Questions about the inner workings of package loading

I have an asset structure which includes texture assets as subobjects in a package. This structure is less optimal than it could be, however it does afford us convenience in editor & asset workflows so I would like to attempt to do a cook-time optimization to de-duplicate objects in these asset types. The rough sketch of this in my head goes something like:

* In ModifyCook() enumerate all assets of this type

* For each asset, reflect on the content hash of the texture subobjects and invent a stable path based on the hash

* Duplicate subobjects into the path, if they do not yet exist, then update the original asset to point at the asset location

To further improve this it would be easy at the start to cleanup old, stale assets. Another consideration would be incremental cooks (which we don’t currently do) but we could easily skip the cleanup step in that case.

But even if I were to do this, I’m not exactly sure if this solves the problem entirely, and I wanted to ask some general questions about asset serialization to make sure I’m taking the right approach - or if the idea of de-duping is just too hard…

Questions:

I want to make sure I understand what actually happens when a package loads. From reading the code it seems to be that when a UPackage loads, all objects internally are loaded as well - correct? What if the subobjects were only referenced from the root asset as soft object pointers? From what I can understand from reading the code, this wouldn’t matter either as the objects are in the metadata which is used to create the export map, correct? If I’m right on both of these, then effectively it means the only way to not load a UObject is to have it not exist in the UPackage.

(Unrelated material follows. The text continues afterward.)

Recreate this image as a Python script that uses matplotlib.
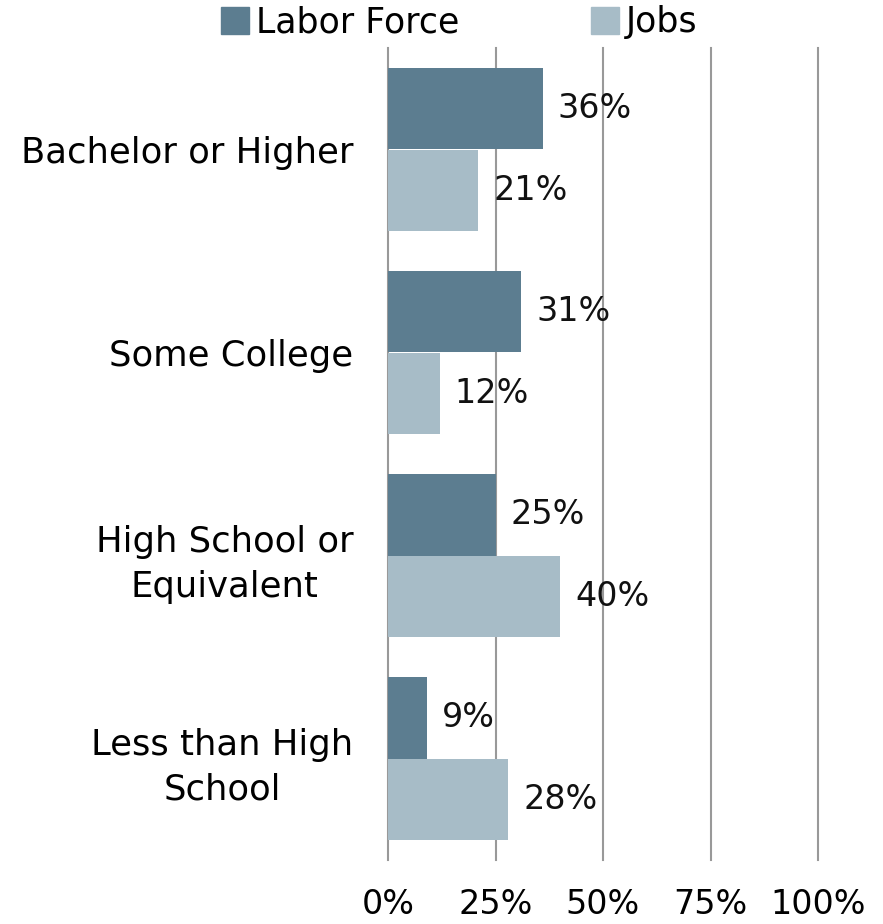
import matplotlib
matplotlib.use("Agg")
import matplotlib.pyplot as plt
import numpy as np
from matplotlib.patches import Patch

categories = ["Bachelor or Higher", "Some College", "High School or\nEquivalent", "Less than High\nSchool"]
labor_force = [36, 31, 25, 9]
jobs = [21, 12, 40, 28]
series_names = ["Labor Force", "Jobs"]
xticks = [0, 25, 50, 75, 100]
xtick_labels = ["0%", "25%", "50%", "75%", "100%"]

dark = "#5c7d90"
light = "#a7bcc7"
fs = 24
plt.rcParams['font.family'] = ['DejaVu Sans']

fig = plt.figure(figsize=(8.83, 9.24), dpi=100)
ax = fig.add_axes([388/883, 1-860/924, (818-388)/883, (860-48)/924])

y = np.arange(len(categories))
h = 0.4
ax.barh(y - h/2, labor_force, height=h, color=dark, zorder=3)
ax.barh(y + h/2, jobs, height=h, color=light, zorder=3)

for yi, v in zip(y, labor_force):
    ax.text(v + 3.5, yi - h/2, f"{v}%", va="center", ha="left", fontsize=fs, color="#111111", zorder=4)
for yi, v in zip(y, jobs):
    ax.text(v + 3.5, yi + h/2, f"{v}%", va="center", ha="left", fontsize=fs, color="#111111", zorder=4)

ax.set_xlim(0, 100)
ax.set_ylim(3.5, -0.5)
ax.set_xticks(xticks)
ax.set_xticklabels(xtick_labels, fontsize=fs)
ax.set_yticks(y)
ax.set_yticklabels(categories, fontsize=25.5, multialignment="center", linespacing=1.4)
ax.tick_params(axis="both", length=0)
ax.tick_params(axis="x", pad=20)
ax.tick_params(axis="y", pad=25)
for xv in xticks:
    ax.axvline(xv, color="#999999", linewidth=1.5, zorder=0, clip_on=False)
for s in ax.spines.values():
    s.set_visible(False)

handles = [Patch(color=dark), Patch(color=light)]
fig.legend(handles, series_names, loc="upper center", bbox_to_anchor=(459/883, 1.028),
           ncol=2, frameon=False, fontsize=25, handlelength=0.8, handleheight=0.8,
           handletextpad=0.2, columnspacing=3.8)

fig.savefig("out.png", dpi=100)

At cook time, even if my root asset were no longer referencing the subobjects in its package, would those subobjects still exist in the UPackage and therefore load anyway? Ideally I’m trying to treat these subobjects as editor only data - however I don’t think a concept of “editor only object” is a thing. I could forcibly delete the subobjects, but I’m a little worried about the implications of this being a non-read only mutation of the data.

Is there a runtime solution to this where I can forcibly unload the subobjects after I detect one with a duplicate hash has already been loaded? If I were to have a manifest of unique textures (this is effectively what I’m doing as these are going into a texture collection for a new bindless pipeline that I’m standing up), will that mean that the whole UPackage and all its other textures will be disallowed to unload, or can the subobjects be allowed to unload and the package is in a partially loaded state? This is a little inefficient as it would mean we have to fully load all the objects, only to have them be removed immediately - I just want them to not even load at all.

I think even if all this winds up being just too complicated and I have to move away from subobjects, I still am interested to have these questions answered so that I can have a deeper understanding of the asset system.

Thank you

Steps to Reproduce
N/A

LoadPackage in the editor does load all objects in the package. I believe that happens at runtime but would need to doublecheck.

Editor-Only objects in editor packages are removed when they are cooked.

SavePackage does a graph search of the UObjects in the package, starting from the package’s root set - the objects in the package that are marked as RF_Public - and following every UObject reference that goes to an object in the same package. Objects that are not RF_Public and are no longer referenced at save time will not be included in the cook package. (Exception: the root set also includes Archetype objects, which is only applicable to blueprint objects; subobjects of a classdefaultobject are archetype objects and are also included in the package’s root set even if the class default object does not reference them).

Creating objects at runtime has some caveats in 5.6 and earlier: you should create them during PreSave from another object in the same package, and when creating them you need to call BeginCacheForCookedPlatformData on them and call IsCachedCookedPlatformDataLoaded on them until it returns true. Without this the textures you create will be missing their derived data that the runtime uses - the data that represents the platform-specific compressed version of the texture’s texels. We hope to remove the need for that BeginCache/IsCached handling in 5.7 and do it automatically, but haven’t started working on it yet. Doing it in 5.6 and earlier is guaranteed to work (Landscape uses it NaniteStatic meshes in maps, see ULandscapeNaniteComponent::InitializePlatformForLandscape) and will continue to work in 5.7 and after that until and unless we deprecate it and provide an alternative. For example, there are ways to mark UObjects as do-not-save-when-cooking even if they are referenced.

From your explanation of what you want, I believe running your texture update during PreSave of your outer UObject in the package will work as desired. You will removing references to the stale textures, create the new up to date textures, add them as references from your outer UObject, and call BeginCache/IsCached on them. The stale textures will not be present in the cooked package and the new textures will be.

If that doesn’t work let me know and we can get into more details about SavePackage. Whatever implementation details we have to handle, I think the best highlevel approach is to have the package saved by the cooker contain only the up to date objects.

Thank you for the information, I’m going to try this approach with the information provided and will post an update with what I find.